Former US corporation

The Scranton Button Company was a U.S. corporation that was founded in Scranton, Pennsylvania, in 1885.

==History==
For much of its early history, this company was controlled by Canadian immigrant William Connell (September 10, 1827 – March 21, 1909). Connell's family moved to Scranton when he was a small child, and, at the age of seven he left school to work in the coal industry to help support his family. When his employer's charter to state mine land lapsed, Connell purchased it and created his own company, William Connell & Co., which eventually made him wealthy. Connell became an influential Scranton businessman, which included purchasing the Scranton Button Company shortly after its founding as well as being director of that company.

In addition to buttons, the company manufactured parts for telephones and advertising novelties. By 1915, the company was pressing three million buttons per day. Many of the buttons were pressed from a shellac-based material; The same material used in pressing gramophone records. During the 1920s, the company branched out from making buttons into pressing phonograph records by expanding its use of the same material.
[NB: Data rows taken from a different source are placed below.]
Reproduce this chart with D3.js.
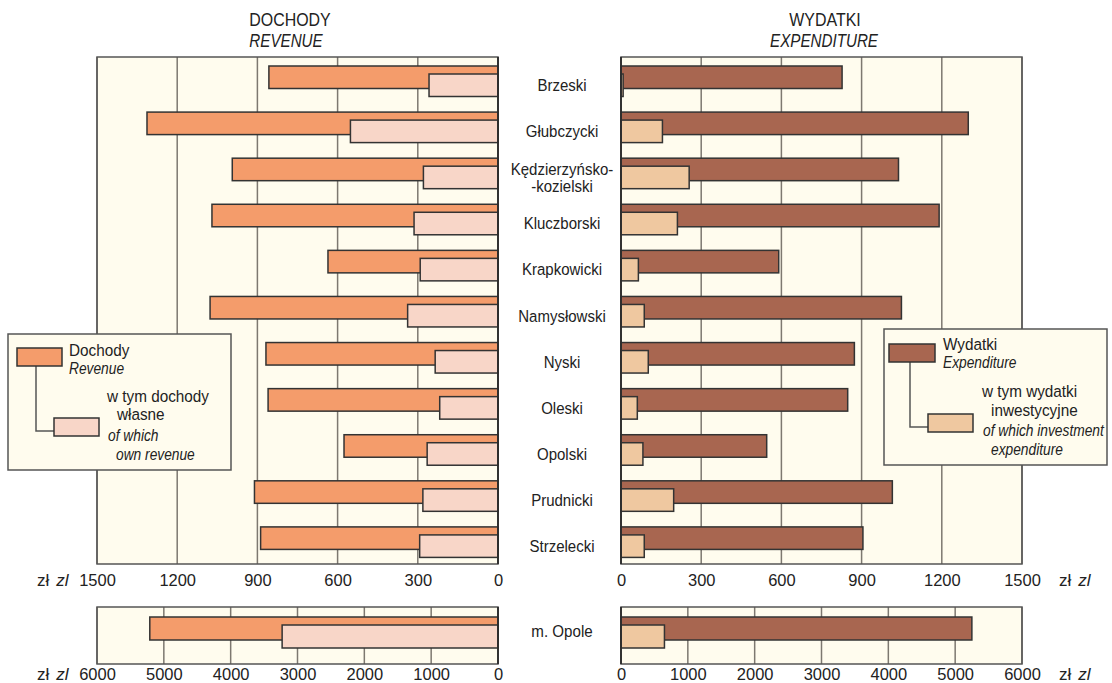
<!DOCTYPE html>
<html><head><meta charset="utf-8">
<script src="https://cdn.jsdelivr.net/npm/d3@7"></script>
<style>
html,body{margin:0;padding:0;background:#fff;}
svg text{font-family:"Liberation Sans",Arial,sans-serif;fill:#222;}
</style></head>
<body><svg id="c" width="1112" height="683"></svg>
<script>
const categories = ["Brzeski","Głubczycki","Kędzierzyńsko-\n-kozielski","Kluczborski","Krapkowicki","Namysłowski","Nyski","Oleski","Opolski","Prudnicki","Strzelecki"];
const revenue     = [857,1313,994,1070,636,1077,868,860,576,911,888];
const ownRevenue  = [258,552,279,314,291,338,235,218,265,281,293];
const expenditure = [827,1299,1038,1190,590,1049,873,848,545,1015,905];
const investment  = [8,155,255,211,65,87,102,61,82,197,87];
const cityCategory = ["m. Opole"];
const cityRevenue = [5210];
const cityOwnRevenue = [3230];
const cityExpenditure = [5250];
const cityInvestment = [650];
const ticksMain = [0,300,600,900,1200,1500];
const ticksCity = [0,1000,2000,3000,4000,5000,6000];

const C = {bg:"#fffcee", rev:"#f49c6b", own:"#f8d6c8", exp:"#a86650", inv:"#efc8a0", stroke:"#333", grid:"#7d7870", border:"#555"};
const svg = d3.select("#c");

const xL = d3.scaleLinear().domain([0,1500]).range([498,97]);
const xR = d3.scaleLinear().domain([0,1500]).range([621,1022]);
const xLc = d3.scaleLinear().domain([0,6000]).range([498,97]);
const xRc = d3.scaleLinear().domain([0,6000]).range([621,1022]);
const y = d3.scaleBand().domain(categories).range([57,564]);
const yc = d3.scaleBand().domain(cityCategory).range([607,664]);

function stext(parent, x, yy, str, o={}){
  return parent.append("text")
    .attr("transform",`translate(${x},${yy}) scale(${o.sx||1},1)`)
    .attr("text-anchor",o.anchor||"start")
    .attr("font-size",o.size||17)
    .attr("font-style",o.italic?"italic":null)
    .text(str);
}

function panel(x, yTop, yBot, ticks){
  const [a,b] = x.range();
  const g = svg.append("g");
  g.append("rect").attr("x",Math.min(a,b)).attr("y",yTop).attr("width",Math.abs(b-a)).attr("height",yBot-yTop)
    .attr("fill",C.bg);
  g.selectAll("line.grid").data(ticks).join("line").attr("class","grid")
    .attr("x1",d=>x(d)).attr("x2",d=>x(d)).attr("y1",yTop).attr("y2",yBot)
    .attr("stroke",C.grid).attr("stroke-width",1.5);
}
function frame(x, yTop, yBot){
  const [a,b] = x.range();
  svg.append("rect").attr("x",Math.min(a,b)).attr("y",yTop).attr("width",Math.abs(b-a)).attr("height",yBot-yTop)
    .attr("fill","none").attr("stroke",C.border).attr("stroke-width",1.5);
  svg.append("line").attr("x1",x(0)).attr("x2",x(0)).attr("y1",yTop).attr("y2",yBot).attr("stroke","#222").attr("stroke-width",1.5);
}
function bars(x, band, cats, main, sub, cMain, cSub, offMain, offSub, h){
  const g = svg.append("g");
  g.selectAll("rect.m").data(cats).join("rect").attr("class","m")
    .attr("x",(d,i)=>Math.min(x(0),x(main[i]))).attr("width",(d,i)=>Math.abs(x(main[i])-x(0)))
    .attr("y",d=>band(d)+offMain).attr("height",h)
    .attr("fill",cMain).attr("stroke",C.stroke).attr("stroke-width",1.5);
  g.selectAll("rect.s").data(cats).join("rect").attr("class","s")
    .attr("x",(d,i)=>Math.min(x(0),x(sub[i]))).attr("width",(d,i)=>Math.abs(x(sub[i])-x(0)))
    .attr("y",d=>band(d)+offSub).attr("height",h)
    .attr("fill",cSub).attr("stroke",C.stroke).attr("stroke-width",1.5);
}
function axis(x, yPos, ticks){
  const g = svg.append("g").attr("transform",`translate(0,${yPos})`)
    .call(d3.axisBottom(x).tickValues(ticks).tickSize(0).tickPadding(0).tickFormat(d3.format("d")));
  g.select(".domain").remove();
  g.selectAll("text").attr("font-size",17).attr("dy","0").attr("y",0)
    .attr("transform","scale(0.97,1)").style("font-family",null);
}

panel(xL,57,564,ticksMain); panel(xR,57,564,ticksMain);
bars(xL,y,categories,revenue,ownRevenue,C.rev,C.own,9,17,22.5);
bars(xR,y,categories,expenditure,investment,C.exp,C.inv,9,17,22.5);
frame(xL,57,564); frame(xR,57,564);
panel(xLc,607,664,ticksCity); panel(xRc,607,664,ticksCity);
bars(xLc,yc,cityCategory,cityRevenue,cityOwnRevenue,C.rev,C.own,10,18,23);
bars(xRc,yc,cityCategory,cityExpenditure,cityInvestment,C.exp,C.inv,10,18,23);
frame(xLc,607,664); frame(xRc,607,664);

axis(xL,586,ticksMain); axis(xR,586,ticksMain);
axis(xLc,680,ticksCity); axis(xRc,680,ticksCity);

function unit(xp, yp){
  const t = svg.append("text").attr("x",xp).attr("y",yp).attr("font-size",17);
  t.append("tspan").text("zł");
  t.append("tspan").attr("dx",7).attr("font-style","italic").text("zl");
}
unit(37,586); unit(37,680); unit(1059,586); unit(1059,680);

const lab = svg.append("g");
categories.forEach(c=>{
  const lines = c.split("\n");
  const cy = y(c)+y.bandwidth()/2+5;
  lines.forEach((l,i)=>{
    stext(lab,562,cy+6+(i-(lines.length-1)/2)*17,l,{anchor:"middle",size:16.5,sx:0.91});
  });
});
cityCategory.forEach(c=>{
  stext(lab,562,yc(c)+yc.bandwidth()/2+1,c,{anchor:"middle",size:17,sx:0.89});
});

function title(xp, a, xi, b){
  stext(svg,xp,26,a,{anchor:"middle",size:19,sx:0.84});
  stext(svg,xi,47,b,{anchor:"middle",size:19,sx:0.8,italic:true});
}
title(290,"DOCHODY",286,"REVENUE");
title(825,"WYDATKI",824,"EXPENDITURE");

function legend(bx,by,bw,bh,s1,s2,c1,c2,texts){
  const g = svg.append("g");
  g.append("rect").attr("x",bx).attr("y",by).attr("width",bw).attr("height",bh).attr("fill",C.bg).attr("stroke",C.border).attr("stroke-width",1.5);
  g.append("path").attr("d",`M${s1[4]},${s1[1]+s1[3]}V${s2[1]+s2[3]/2+4}H${s2[0]}`).attr("fill","none").attr("stroke","#555").attr("stroke-width",1.5);
  g.append("rect").attr("x",s1[0]).attr("y",s1[1]).attr("width",s1[2]).attr("height",s1[3]).attr("fill",c1).attr("stroke",C.stroke).attr("stroke-width",1.5);
  g.append("rect").attr("x",s2[0]).attr("y",s2[1]).attr("width",s2[2]).attr("height",s2[3]).attr("fill",c2).attr("stroke",C.stroke).attr("stroke-width",1.5);
  texts.forEach(d=>stext(g,d[0],d[1],d[2],{size:17,sx:d[3]?0.81:0.9,italic:!!d[3]}));
}
legend(8,334,223,136,[17,348,45,18,36],[54,418,45,18],C.rev,C.own,
  [[69,356,"Dochody"],[69,374,"Revenue",1],
   [107,402,"w tym dochody"],[117,420,"własne"],[108,441,"of which",1],[116,460,"own revenue",1]]);
legend(884,329,223,136,[889,344,46,18,910],[928,414,45,18],C.exp,C.inv,
  [[943,350,"Wydatki"],[943,368,"Expenditure",1],
   [982,397,"w tym wydatki"],[991,416,"inwestycyjne"],[983,436,"of which investment",1],[991,455,"expenditure",1]]);
</script></body></html>
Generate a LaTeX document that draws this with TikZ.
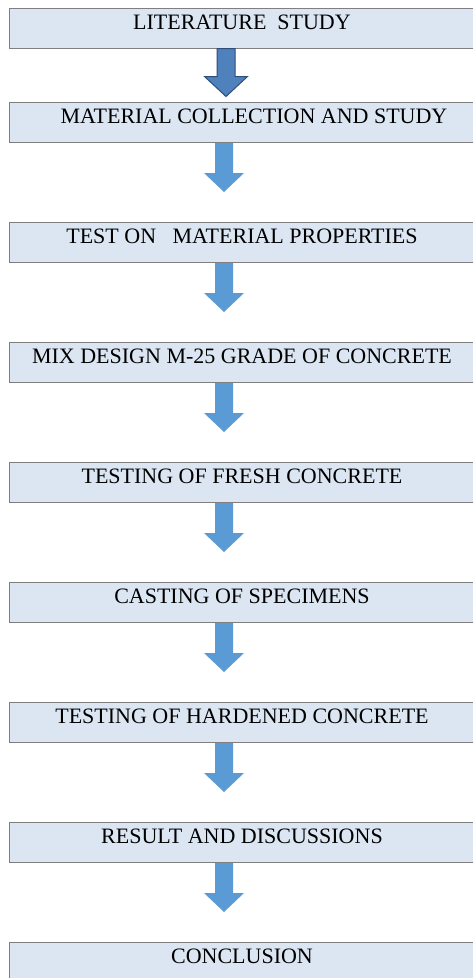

It subsequently offered full-service record production to any retailer that desired its own label.

In August 1922, when Emerson Phonograph Co. reorganized, the Scranton Button Company bought Regal Records Co. from them. In July 1929, it merged with Regal Records Co., Cameo Records, Banner Records and the US branch of Pathé Records to form the American Record Corporation (ARC).

From 1929 on, the company pressed Brunswick, Melotone, Perfect, Banner, Regal, Domino, Conqueror, Vocalion and other ARC labels. (Even though Columbia was bought by ARC in 1934, Columbia records were pressed at Columbia's Bridgeport, CT. plant.)

In 1946, the Scranton plant was acquired by Capitol Records. Though some sources have asserted that Capitol closed the factory in 1970, the label continued to operate the plant until mid July 1973. In November of the same year, a Pittsburgh firm, North American Music Industries, Inc., purchased the former Capital Records plant, and kept the plant in business until its final closure c. 1980.

==Legacy==
In 2017, the Scranton Button Company's former district was listed on the National Register of Historic Places with the title of "Lackawanna Mills and Scranton Button Historic District" and location of "Block bounded by Cedar Avenue, Cherry Street, Remington Avenue and Brook Street" in Scranton, PA.